I learned how to make these snacks when I was in home-economics in the seventh grade. I hear that they don't offer home-ec anymore, which is a shame because that's where I learned to wash dishes. This is a skill that I've utilized at least daily for the last 10 years, which is more than I can say for calculus. And not only did I learn a life skill, I also learned how to make this quick snack. Because of who I am and what this website is about, I've adapted it so that there isn't any refined sugar and it's made with whole wheat bread. I also added some nuts and ginger to the cream cheese for a little more nutrients. Finally my daughter LOVES making these, so I encourage using your kiddos as your dipper so that they can be involved in the process. It's the easiest dessert treat you'll make this year, so I hope that you and yours enjoy it.
Prep time: 10 minutes
Cook time: 12 minutes
Pre-heat the oven to 325F.
4 slices whole wheat bread
Cut the crusts of the bread.
3 tablespoons cream cheese (light OK)
1 tablespoon chopped pecans
1 tablespoon chopped ginger
Mix the above ingredients then evenly spread onto the bread.
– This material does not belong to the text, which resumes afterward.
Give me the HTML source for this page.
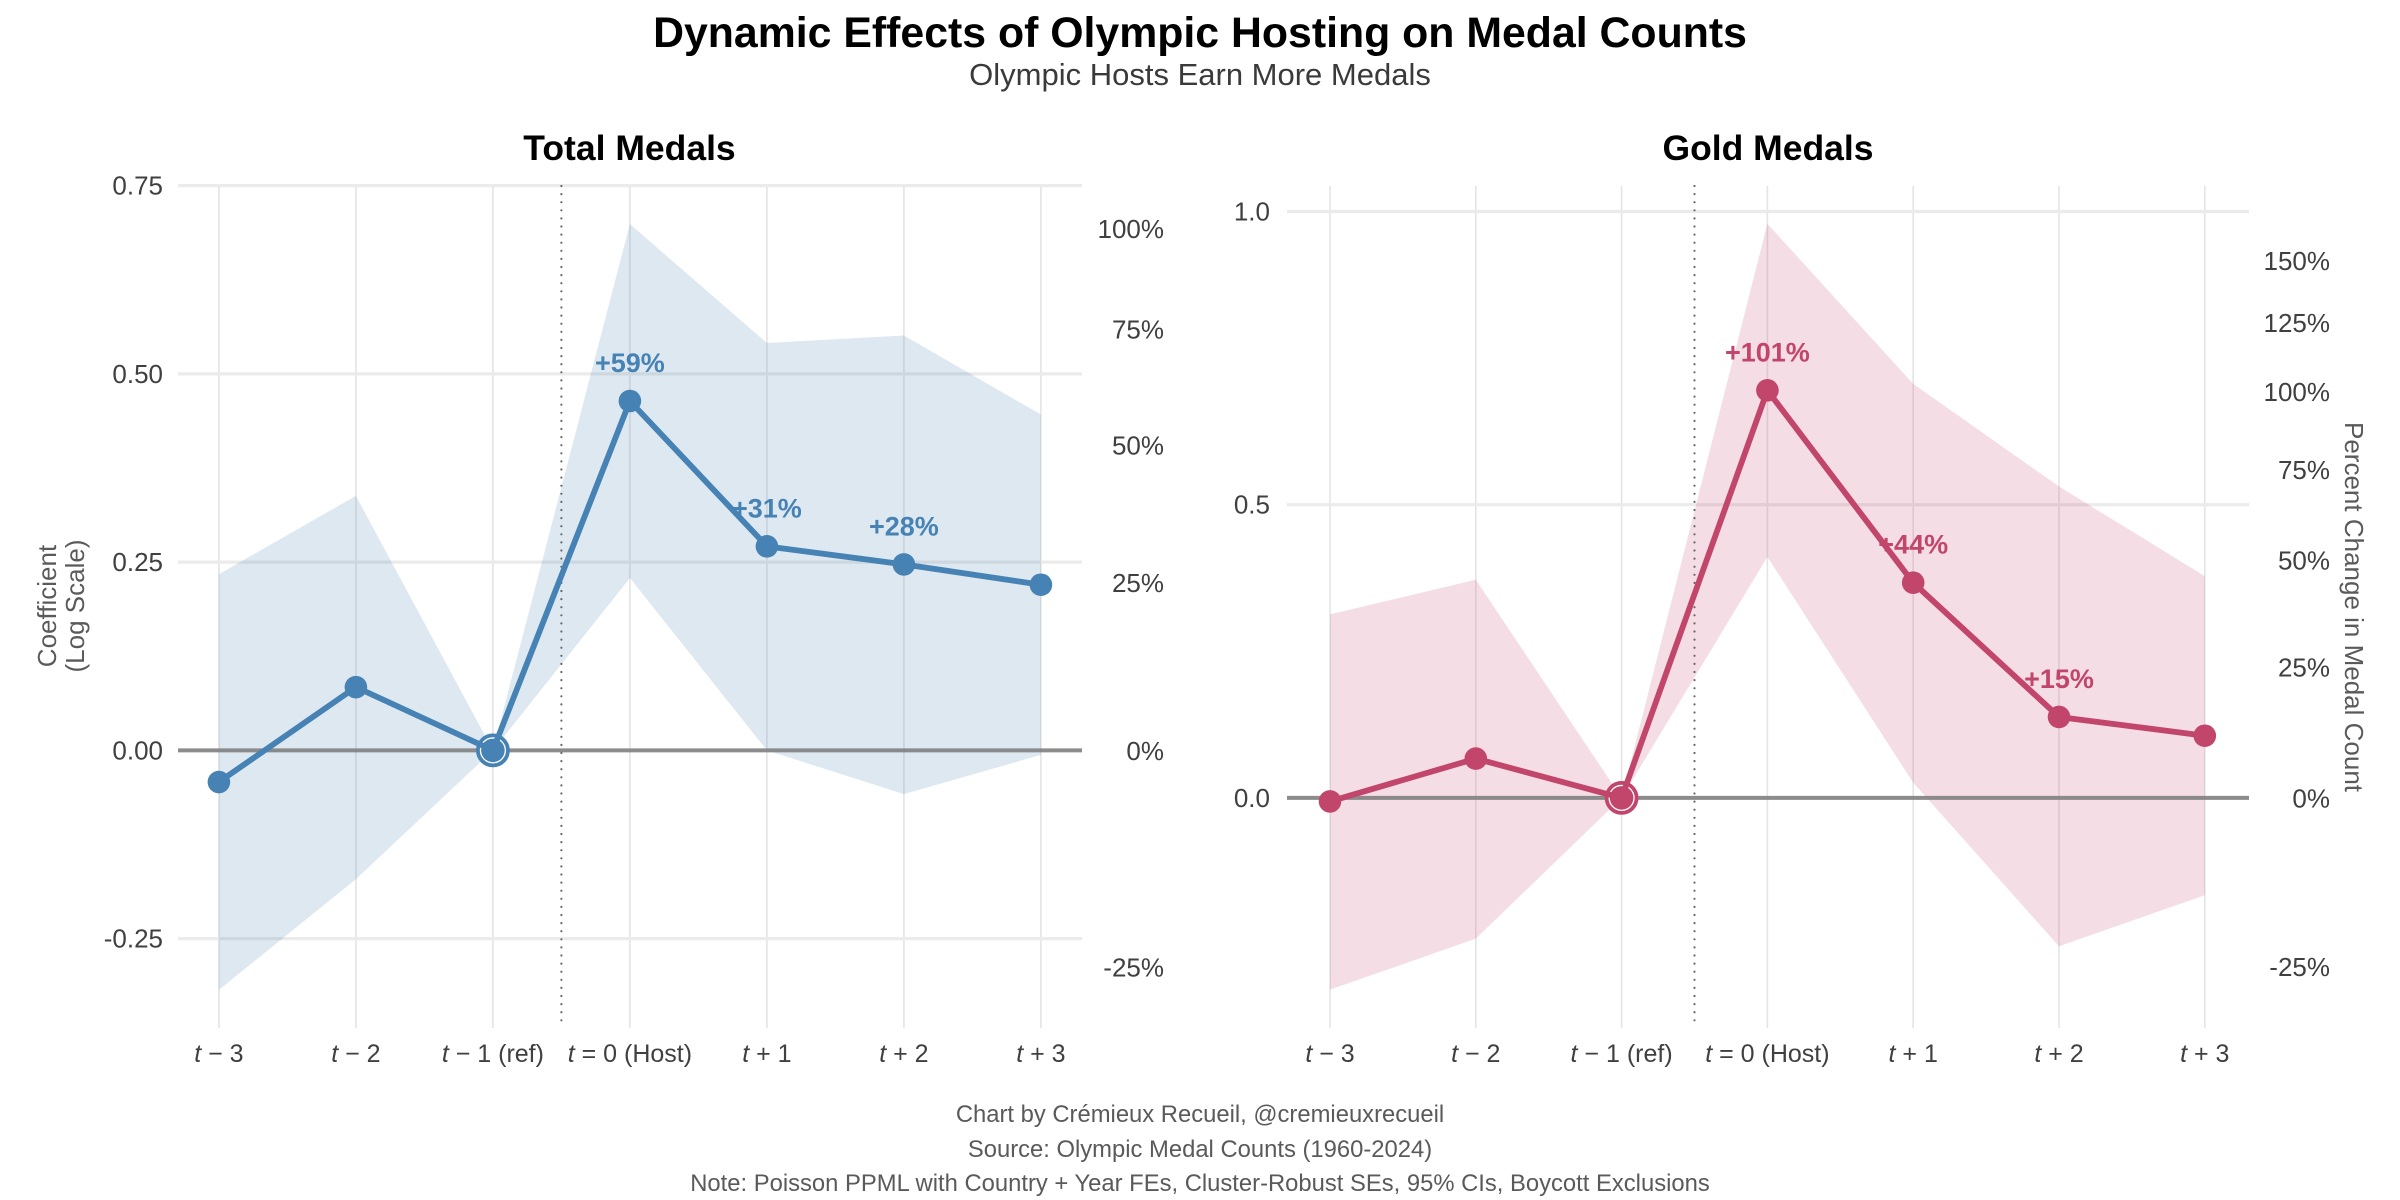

Roll the bread tightly, then cut the roll into 4 pieces.
2 tablespoons butter
Melt the butter for 30-45 seconds in a microwave in a small bowl.
2 tablespoons turbinado sugar
1/2 teaspoon pumpkin pie spice
Mix the sugar and spice in a small bowl. Then dip your bread slices into the melted butter, then coat it in the sugar mixture.
Place the coated bread onto a greased baking sheet and cook for 12 minutes. Let cool briefly before serving.